>> start ENTRIES SUPPLIED
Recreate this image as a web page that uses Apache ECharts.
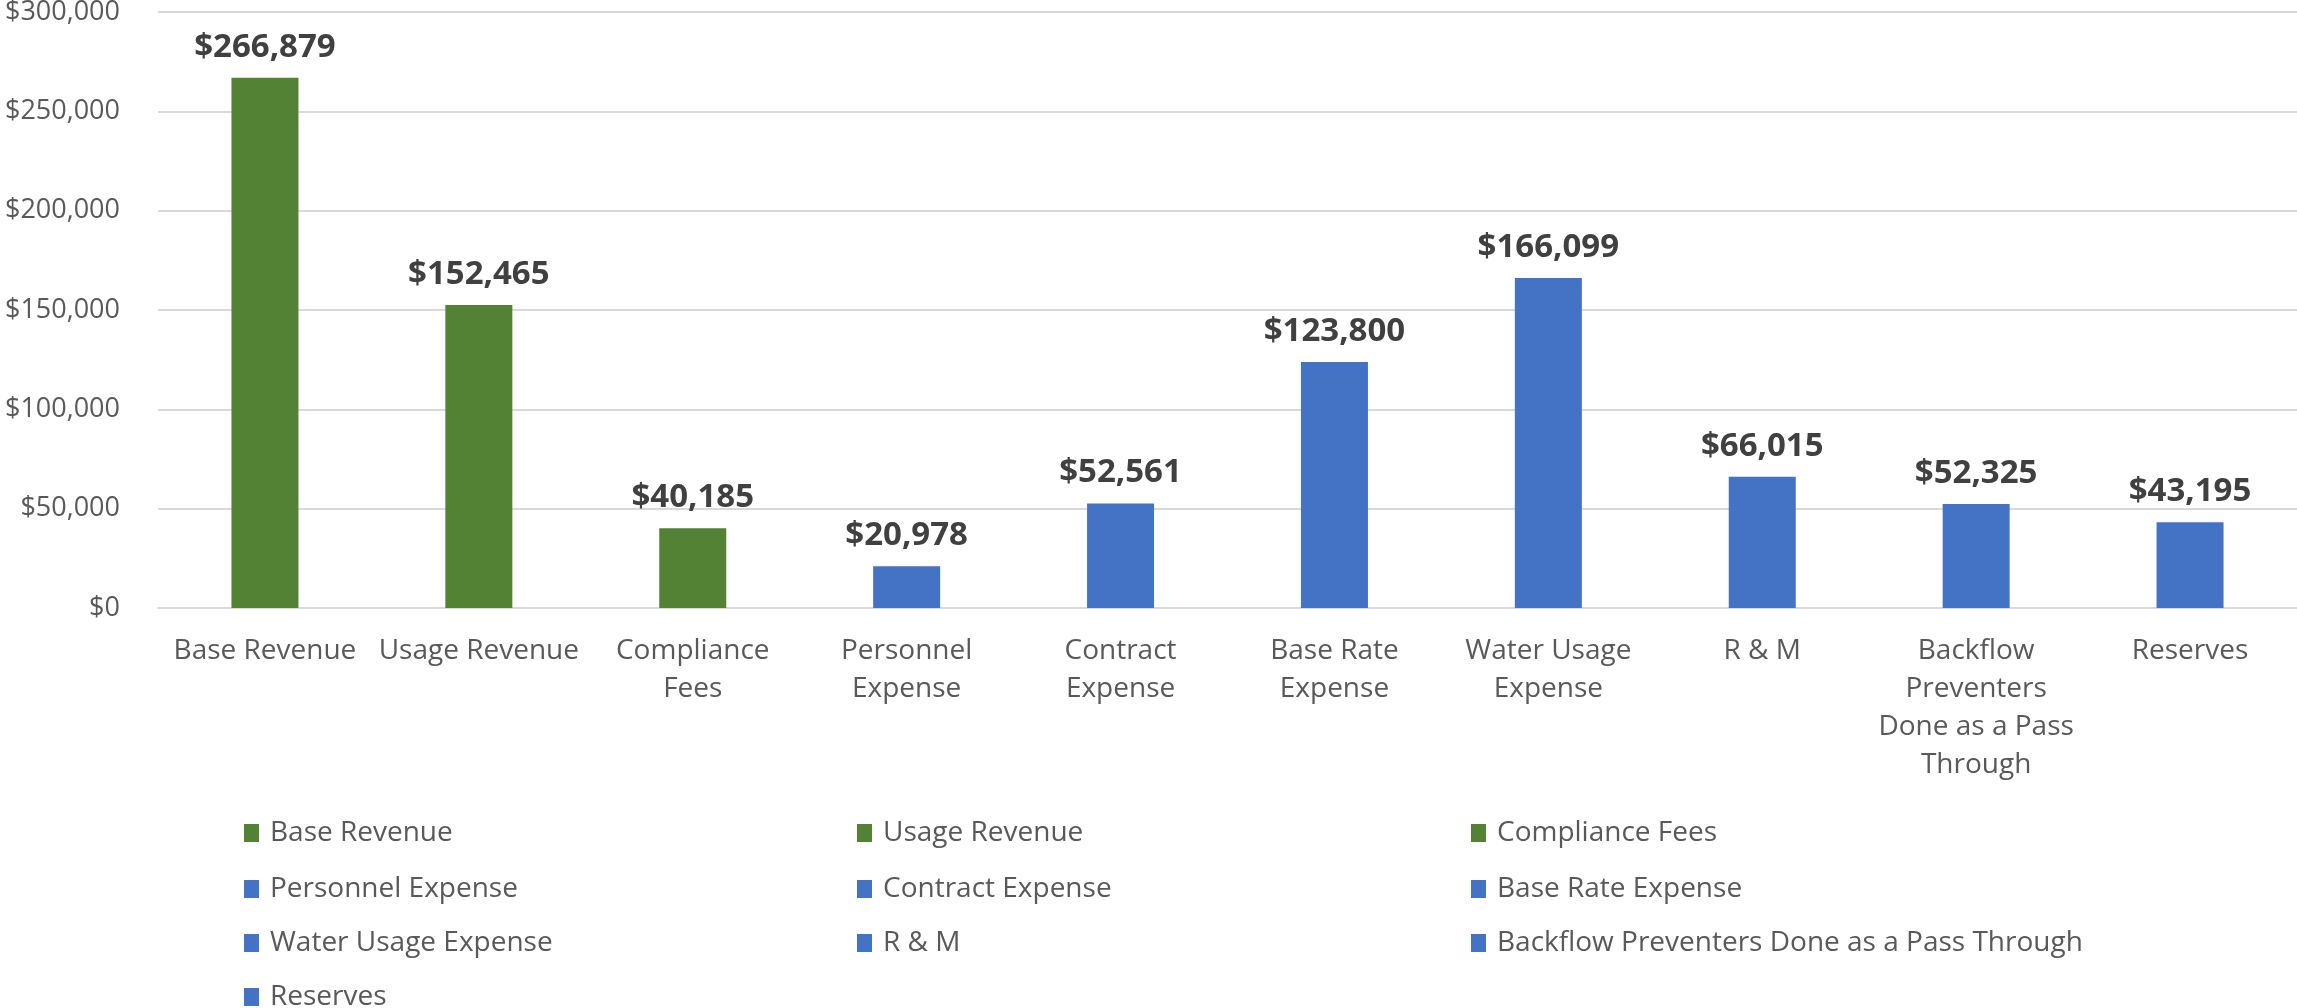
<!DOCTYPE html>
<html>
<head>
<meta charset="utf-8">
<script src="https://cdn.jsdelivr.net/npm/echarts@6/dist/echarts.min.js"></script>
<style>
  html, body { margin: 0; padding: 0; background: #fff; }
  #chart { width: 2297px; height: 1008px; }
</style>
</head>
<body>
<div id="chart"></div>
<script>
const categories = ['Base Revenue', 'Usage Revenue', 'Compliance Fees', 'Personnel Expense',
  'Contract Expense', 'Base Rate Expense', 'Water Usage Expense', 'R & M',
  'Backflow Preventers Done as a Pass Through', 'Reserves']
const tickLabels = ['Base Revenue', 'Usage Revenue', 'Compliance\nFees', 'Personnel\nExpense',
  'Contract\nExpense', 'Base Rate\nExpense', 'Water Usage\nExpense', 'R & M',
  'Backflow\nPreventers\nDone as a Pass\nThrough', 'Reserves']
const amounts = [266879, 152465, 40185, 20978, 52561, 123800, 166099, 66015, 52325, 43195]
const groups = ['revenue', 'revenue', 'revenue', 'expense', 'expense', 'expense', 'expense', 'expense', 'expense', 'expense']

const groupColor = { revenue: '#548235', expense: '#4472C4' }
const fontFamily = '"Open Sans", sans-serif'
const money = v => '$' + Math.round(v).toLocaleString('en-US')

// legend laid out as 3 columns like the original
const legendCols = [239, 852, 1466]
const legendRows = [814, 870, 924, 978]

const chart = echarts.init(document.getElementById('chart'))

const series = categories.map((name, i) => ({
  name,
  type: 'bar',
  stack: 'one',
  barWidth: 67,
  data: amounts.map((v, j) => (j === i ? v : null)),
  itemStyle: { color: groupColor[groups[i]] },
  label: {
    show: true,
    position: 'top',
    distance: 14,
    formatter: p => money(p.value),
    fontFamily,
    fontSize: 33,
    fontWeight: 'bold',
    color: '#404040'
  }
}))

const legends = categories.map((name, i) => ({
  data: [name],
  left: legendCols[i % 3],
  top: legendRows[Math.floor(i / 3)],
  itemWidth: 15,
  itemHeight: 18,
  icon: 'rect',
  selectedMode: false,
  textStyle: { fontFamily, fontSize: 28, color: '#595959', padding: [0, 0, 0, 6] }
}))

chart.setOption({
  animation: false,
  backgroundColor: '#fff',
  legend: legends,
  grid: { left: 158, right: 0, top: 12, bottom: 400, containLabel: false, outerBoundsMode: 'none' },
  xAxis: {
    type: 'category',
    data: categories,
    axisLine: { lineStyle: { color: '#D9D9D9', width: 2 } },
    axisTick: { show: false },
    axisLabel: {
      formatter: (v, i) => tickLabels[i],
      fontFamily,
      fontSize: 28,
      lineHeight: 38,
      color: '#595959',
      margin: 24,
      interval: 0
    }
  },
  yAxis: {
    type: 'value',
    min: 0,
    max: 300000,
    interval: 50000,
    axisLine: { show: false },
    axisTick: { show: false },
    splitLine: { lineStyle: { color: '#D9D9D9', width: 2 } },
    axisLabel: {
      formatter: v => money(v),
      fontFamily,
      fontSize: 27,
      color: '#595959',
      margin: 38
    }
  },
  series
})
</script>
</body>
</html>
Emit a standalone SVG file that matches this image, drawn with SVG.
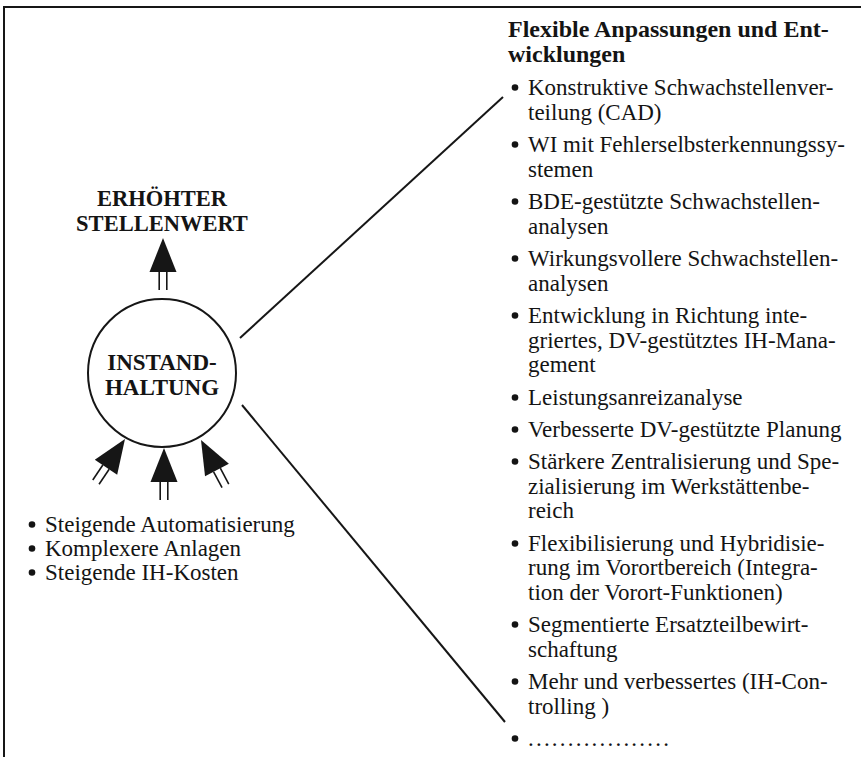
>> end ENTRIES SUPPLIED
[DIRECTIONS]
Copy every record above exactly, leaving out any pictures.

[PROBLEM SOLUTION]
Recreate this image as a web page that uses Apache ECharts.
<!DOCTYPE html>
<html>
<head>
<meta charset="utf-8">
<script src="https://cdn.jsdelivr.net/npm/echarts@6/dist/echarts.min.js"></script>
<style>
  html, body { margin: 0; padding: 0; background: #fff; }
  #chart { width: 2297px; height: 1008px; }
</style>
</head>
<body>
<div id="chart"></div>
<script>
const categories = ['Base Revenue', 'Usage Revenue', 'Compliance Fees', 'Personnel Expense',
  'Contract Expense', 'Base Rate Expense', 'Water Usage Expense', 'R & M',
  'Backflow Preventers Done as a Pass Through', 'Reserves']
const tickLabels = ['Base Revenue', 'Usage Revenue', 'Compliance\nFees', 'Personnel\nExpense',
  'Contract\nExpense', 'Base Rate\nExpense', 'Water Usage\nExpense', 'R & M',
  'Backflow\nPreventers\nDone as a Pass\nThrough', 'Reserves']
const amounts = [266879, 152465, 40185, 20978, 52561, 123800, 166099, 66015, 52325, 43195]
const groups = ['revenue', 'revenue', 'revenue', 'expense', 'expense', 'expense', 'expense', 'expense', 'expense', 'expense']

const groupColor = { revenue: '#548235', expense: '#4472C4' }
const fontFamily = '"Open Sans", sans-serif'
const money = v => '$' + Math.round(v).toLocaleString('en-US')

// legend laid out as 3 columns like the original
const legendCols = [239, 852, 1466]
const legendRows = [814, 870, 924, 978]

const chart = echarts.init(document.getElementById('chart'))

const series = categories.map((name, i) => ({
  name,
  type: 'bar',
  stack: 'one',
  barWidth: 67,
  data: amounts.map((v, j) => (j === i ? v : null)),
  itemStyle: { color: groupColor[groups[i]] },
  label: {
    show: true,
    position: 'top',
    distance: 14,
    formatter: p => money(p.value),
    fontFamily,
    fontSize: 33,
    fontWeight: 'bold',
    color: '#404040'
  }
}))

const legends = categories.map((name, i) => ({
  data: [name],
  left: legendCols[i % 3],
  top: legendRows[Math.floor(i / 3)],
  itemWidth: 15,
  itemHeight: 18,
  icon: 'rect',
  selectedMode: false,
  textStyle: { fontFamily, fontSize: 28, color: '#595959', padding: [0, 0, 0, 6] }
}))

chart.setOption({
  animation: false,
  backgroundColor: '#fff',
  legend: legends,
  grid: { left: 158, right: 0, top: 12, bottom: 400, containLabel: false, outerBoundsMode: 'none' },
  xAxis: {
    type: 'category',
    data: categories,
    axisLine: { lineStyle: { color: '#D9D9D9', width: 2 } },
    axisTick: { show: false },
    axisLabel: {
      formatter: (v, i) => tickLabels[i],
      fontFamily,
      fontSize: 28,
      lineHeight: 38,
      color: '#595959',
      margin: 24,
      interval: 0
    }
  },
  yAxis: {
    type: 'value',
    min: 0,
    max: 300000,
    interval: 50000,
    axisLine: { show: false },
    axisTick: { show: false },
    splitLine: { lineStyle: { color: '#D9D9D9', width: 2 } },
    axisLabel: {
      formatter: v => money(v),
      fontFamily,
      fontSize: 27,
      color: '#595959',
      margin: 38
    }
  },
  series
})
</script>
</body>
</html>
Emit a standalone SVG file that matches this image, drawn with SVG.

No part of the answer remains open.